HONG KONG (Reuters) – China has raised $6 billion in a dollar bond issue that was offered to U.S. investors for the first time just weeks before the Nov. 3 election, a term-sheet reviewed by Reuters showed.

The deal, the fifth foreign currency denominated bond since China reinstated its offshore debt sales programme in 2017, attracted $27.2 billion in orders, the term-sheet showed.

China has issued four dollar bonds and one euro bond in the past three years.

The debt was priced at 25 basis points above U.S. Treasuries for the $1.25 billion three-year tranche, 30 basis points for the $2.25 billion 5-year tranche, 50 basis points for the $2 billion 10-year tranche and 80 basis points for the $500 million 30-year tranche, the term-sheet showed.

“The successful issuance of the U.S. sovereign bonds has helped establish and improve a yield benchmark of more market significance for Chinese issuers,” China’s finance ministry said in a statement.

It was the first time China has offered debt to U.S.-based investors who were most active in the longer-dated tranches of the transaction.
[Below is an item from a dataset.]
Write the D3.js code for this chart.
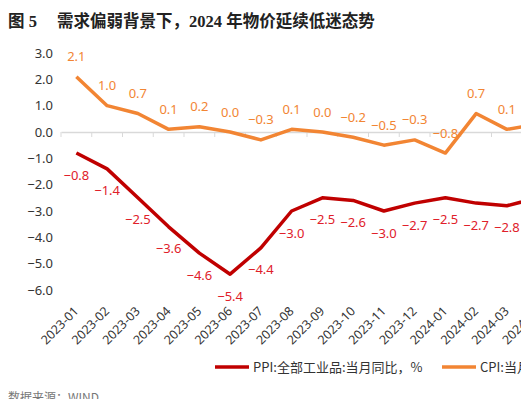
<!DOCTYPE html>
<html><head><meta charset="utf-8">
<script src="https://cdn.jsdelivr.net/npm/d3@7"></script>
<style>body{margin:0;background:#fff;overflow:hidden}svg{display:block}</style>
</head><body>
<svg id="c" width="521" height="399"></svg>
<script>
const months = ["2023-01","2023-02","2023-03","2023-04","2023-05","2023-06","2023-07","2023-08","2023-09","2023-10","2023-11","2023-12","2024-01","2024-02","2024-03","2024-04"];
const cpi = [2.1,1.0,0.7,0.1,0.2,0.0,-0.3,0.1,0.0,-0.2,-0.5,-0.3,-0.8,0.7,0.1,0.3];
const ppi = [-0.8,-1.4,-2.5,-3.6,-4.6,-5.4,-4.4,-3.0,-2.5,-2.6,-3.0,-2.7,-2.5,-2.7,-2.8,-2.5];
const yTicks = [3,2,1,0,-1,-2,-3,-4,-5,-6];
const seriesNames = ["PPI:全部工业品:当月同比，%","CPI:当月同比，%"];
const titleNum = "图 5";
const title = "需求偏弱背景下，2024 年物价延续低迷态势";
const source = "数据来源：WIND";

const svg = d3.select("#c");
const font = "'Noto Sans','Open Sans',sans-serif";
const ppiColor = "#C00000", ppiLabel = "#E0202A";
const cpiColor = "#F28533", cpiLabel = "#F28533";

const tfont = "'Liberation Serif','Noto Sans CJK SC',serif";
svg.append("text").attr("x",8).attr("y",27).attr("font-size",16.5).attr("font-weight","bold")
  .attr("font-family",tfont).attr("fill","#222").text(titleNum);
svg.append("text").attr("x",57).attr("y",27).attr("font-size",16.5).attr("font-weight","bold")
  .attr("font-family",tfont).attr("fill","#222").style("white-space","pre").text(title);

const x = d3.scaleBand().domain(months).range([61, 61 + 30.75*months.length]);
const y = d3.scaleLinear().domain([-6,3]).range([290,53]);
const cx = d => x(d) + x.bandwidth()/2;

// y labels
svg.append("g").selectAll("text").data(yTicks).join("text")
  .attr("x",53).attr("y",d=>y(d)).attr("dy","0.35em").attr("text-anchor","end")
  .attr("font-size",13).attr("font-family",font).attr("fill","#333")
  .text(d=>d3.format(".1f")(d));

// x axis at zero
const ax = svg.append("g").attr("transform",`translate(0,${y(0)})`)
  .call(d3.axisBottom(x).tickSize(5).tickFormat("").tickSizeOuter(0));
ax.select(".domain").attr("stroke","#d9d9d9").attr("stroke-width",1.5);
ax.selectAll(".tick line").attr("stroke","#d9d9d9").attr("transform",`translate(${-x.bandwidth()/2},0)`);

// x labels
svg.append("g").selectAll("text").data(months).join("text")
  .attr("transform",d=>`translate(${cx(d)+3},${312}) rotate(-45)`)
  .attr("text-anchor","end").attr("font-size",12.5).attr("font-family",font).attr("fill","#333")
  .text(d=>d);

const line = d3.line().x((d,i)=>cx(months[i])).y(d=>y(d));
svg.append("path").datum(cpi).attr("d",line).attr("fill","none").attr("stroke",cpiColor)
  .attr("stroke-width",3.5).attr("stroke-linejoin","round");
svg.append("path").datum(ppi).attr("d",line).attr("fill","none").attr("stroke",ppiColor)
  .attr("stroke-width",3.5).attr("stroke-linejoin","round");

svg.append("g").selectAll("text").data(cpi).join("text")
  .attr("x",(d,i)=>cx(months[i])).attr("y",d=>y(d)-20).attr("dy","0.35em").attr("text-anchor","middle")
  .attr("font-size",13).attr("font-family",font).attr("fill",cpiLabel).text(d=>d3.format(".1f")(d));
svg.append("g").selectAll("text").data(ppi).join("text")
  .attr("x",(d,i)=>cx(months[i])).attr("y",d=>y(d)+22).attr("dy","0.35em").attr("text-anchor","middle")
  .attr("font-size",13).attr("font-family",font).attr("fill",ppiLabel).text(d=>d3.format(".1f")(d));

// legend
const leg = [{n:seriesNames[0],c:ppiColor,x:215},{n:seriesNames[1],c:cpiColor,x:442}];
leg.forEach(l=>{
  svg.append("line").attr("x1",l.x).attr("x2",l.x+34).attr("y1",367).attr("y2",367)
    .attr("stroke",l.c).attr("stroke-width",3.5);
  svg.append("text").attr("x",l.x+38).attr("y",367).attr("dy","0.35em").attr("font-size",13)
    .attr("font-family","'Noto Sans CJK SC',sans-serif").attr("fill","#333").text(l.n);
});

svg.append("text").attr("x",8).attr("y",402).attr("font-size",12)
  .attr("font-family","'Noto Sans CJK SC',sans-serif").attr("fill","#777").text(source);
</script>
</body></html>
U.S investors, primarily fund managers, were the largest buyers of the 30-year tranche, picking up 47% of the $500 million sold, according to the term-sheet.

The rising tensions between Washington and Beijing did not deter U.S.-based investors from participating in the deal, according to one person with direct knowledge of the matter.

The person could not be named because he was not authorised to speak to media.

“We did not see the geopolitical situation scaring people away,” he said.

The deal was finalised on Wednesday as the stand-off between Washington and Beijing showed no signs of easing.

The U.S. State Department has submitted a proposal for the Trump administration to add China’s Ant Group to a trade blacklist, according to two people familiar with the matter, before the financial technology firm is slated to go public in Shanghai and Hong Kong.